著者
山田 隆敏
出版者
奈良大学
雑誌
奈良大学紀要 (ISSN:03892204)
巻号頁・発行日
no.36, pp.21-35, 2008-03

Catherine の誇り高くて激しい気性、それに引き換え、Heathcliffの飽くことなき復讐への執念、それら両者の激しき激情・怨念が、この作品の全編に亘って流されている。まさに天高く舞い上がる「嵐」のように、彼らの根源的な愛の権化に起因する残忍さ・エゴイズム、そして不条理的な愚かしさが、全編にあまねく表現されている。善と悪(愛と憎しみ)の相克的な所業が展開され、人間同士のどうしようもない性(さが)の嵐が繰り広げられているのである。このような精神面の矛盾さと、Heathに代表される陰気な自然現象が、一体化されて内容に独特な陰影を与えている。21世紀の今日、この独特な陰影を帯びた作品内容は、我々に力強い衝撃を与え、人間としての生き方そのものについて思考させずにはいられない作品に仕上がっている。

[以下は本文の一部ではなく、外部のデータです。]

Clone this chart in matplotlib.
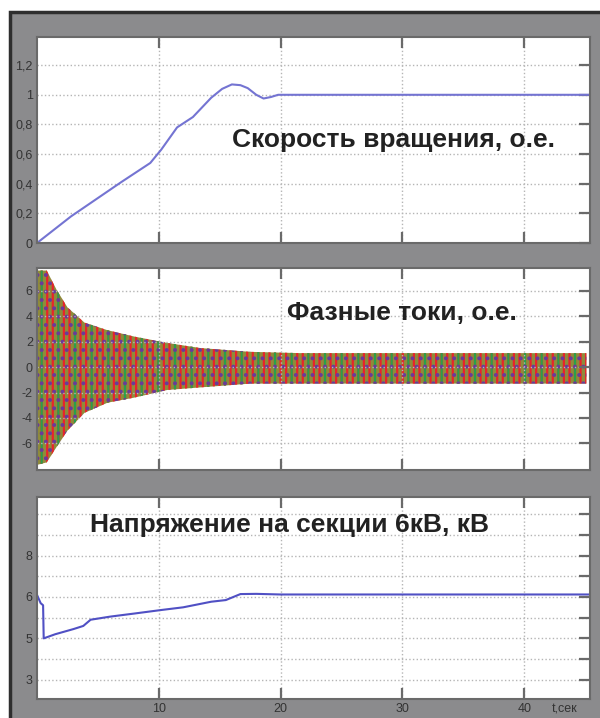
import numpy as np
import matplotlib
matplotlib.use("Agg")
import matplotlib.pyplot as plt
from matplotlib.patches import Rectangle

plt.rcParams['font.family'] = ['Liberation Sans', 'DejaVu Sans']
plt.rcParams['hatch.linewidth'] = 1.6

# speed, p.u.
speed_t = [0, 2.8, 6.9, 9.3, 10.2, 11.5, 12.8, 14.3, 15.2, 16.0, 16.7, 17.3, 18.0, 18.6, 19.2, 19.8, 20.5, 45.4]
speed_v = [0, 0.18, 0.41, 0.54, 0.63, 0.78, 0.85, 0.98, 1.04, 1.07, 1.065, 1.045, 1.0, 0.975, 0.985, 1.0, 1.0, 1.0]

# phase current envelope, p.u.
cur_t = [0, 0.8, 1.6, 2.5, 3.9, 5.8, 8.0, 10.7, 13.4, 17.5, 21.6, 45.1]
cur_hi = [7.6, 7.6, 6.1, 4.7, 3.5, 2.9, 2.4, 1.9, 1.5, 1.2, 1.1, 1.1]
cur_lo = [-7.7, -7.5, -6.3, -5.0, -3.6, -2.8, -2.4, -1.8, -1.6, -1.3, -1.3, -1.3]

# bus voltage (axis grid units)
volt_t = [0, 0.3, 0.5, 0.55, 1.5, 3.0, 3.8, 4.4, 6.0, 8.0, 10.2, 12.0, 14.3, 15.5, 16.7, 18.0, 20.0, 45.4]
volt_v = [6.1, 5.7, 5.6, 4.0, 4.2, 4.45, 4.6, 4.9, 5.05, 5.2, 5.37, 5.5, 5.77, 5.85, 6.14, 6.15, 6.12, 6.12]
volt_ticks = [2, 3, 4, 5, 6, 7, 8, 9, 10]
volt_labels = ['3', '', '5', '', '6', '', '8', '', '']

x_ticks = [10, 20, 30, 40]

W, H = 600, 718
fig = plt.figure(figsize=(W / 100, H / 100), dpi=100)
fig.patch.set_facecolor('white')
fig.add_artist(Rectangle((10 / W, -0.01), 592 / W, (H - 12) / H + 0.01,
                         transform=fig.transFigure, facecolor='#8b8b8d',
                         edgecolor='#2e2e2e', lw=2.5, zorder=0))


def make_ax(top, bottom):
    ax = fig.add_axes([37 / W, (H - bottom) / H, 553 / W, (bottom - top) / H])
    ax.set_facecolor('white')
    for s in ax.spines.values():
        s.set_color('#6a6a6a')
        s.set_linewidth(1.5)
    ax.grid(True, ls=':', color='#b5b5b5', lw=1.0)
    ax.tick_params(direction='in', length=8, width=1.6, color='#6a6a6a',
                   top=True, right=True, left=False, labelsize=9,
                   labelcolor='#333333', pad=3)
    ax.set_xlim(0, 45.4)
    ax.set_xticks(x_ticks)
    return ax


title_kw = dict(fontsize=19, fontweight='bold', color='#222222', ha='center', va='center')

# panel 1: rotational speed
ax1 = make_ax(37, 243)
ax1.plot(speed_t, speed_v, color='#7474d2', lw=1.5)
ax1.set_ylim(0, 1.39)
ax1.set_yticks([0, 0.2, 0.4, 0.6, 0.8, 1.0, 1.2])
ax1.set_yticklabels(['0', '0,2', '0,4', '0,6', '0,8', '1', '1,2'])
ax1.tick_params(labelbottom=False)
ax1.text(0.645, 0.5, 'Скорость вращения, о.е.', transform=ax1.transAxes, **title_kw)

# panel 2: phase currents
ax2 = make_ax(268, 470)
ax2.fill_between(cur_t, cur_lo, cur_hi, facecolor='#8f8b3a', edgecolor='none', lw=0)
ax2.fill_between(cur_t, cur_lo, cur_hi, facecolor='none', edgecolor='#e8242a', hatch='|||', lw=0)
ax2.fill_between(cur_t, cur_lo, cur_hi, facecolor='none', edgecolor='#2aa04a', hatch='|', lw=0)
ax2.fill_between(cur_t, cur_lo, cur_hi, facecolor='none', edgecolor='#6a3a9a', hatch='..', lw=0)
ax2.set_ylim(-8.1, 7.8)
ax2.set_yticks([-6, -4, -2, 0, 2, 4, 6])
ax2.set_yticklabels(['-6', '-4', '-2', '0', '2', '4', '6'])
ax2.tick_params(labelbottom=False)
ax2.text(0.66, 0.777, 'Фазные токи, о.е.', transform=ax2.transAxes, **title_kw)

# panel 3: bus voltage
ax3 = make_ax(497, 699)
ax3.plot(volt_t, volt_v, color='#5050c4', lw=1.5)
ax3.set_ylim(1.07, 10.83)
ax3.set_yticks(volt_ticks)
ax3.set_yticklabels(volt_labels)
ax3.set_xticklabels([str(v) for v in x_ticks])
ax3.text(43.3, -0.05, 't,сек', transform=ax3.get_xaxis_transform(),
         fontsize=9, color='#333333', ha='center', va='center')
ax3.text(0.457, 0.861, 'Напряжение на секции 6кВ, кВ', transform=ax3.transAxes, **title_kw)

fig.savefig('out.png', dpi=100)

また、時間と空間を超越した普遍性に永遠性を与える作品構成に仕上がっているのである。異常な復讐心を有する主人公Heathcliffを登場させることによって、一般的な愛とか執念が、どのように「憎しみ」に転化するかを述べてみたい。さらに、「憎しみ」が愛のジャンルの転嫁であるかを、時代性を問わない森羅万象の普遍的観念論として述べてみたい。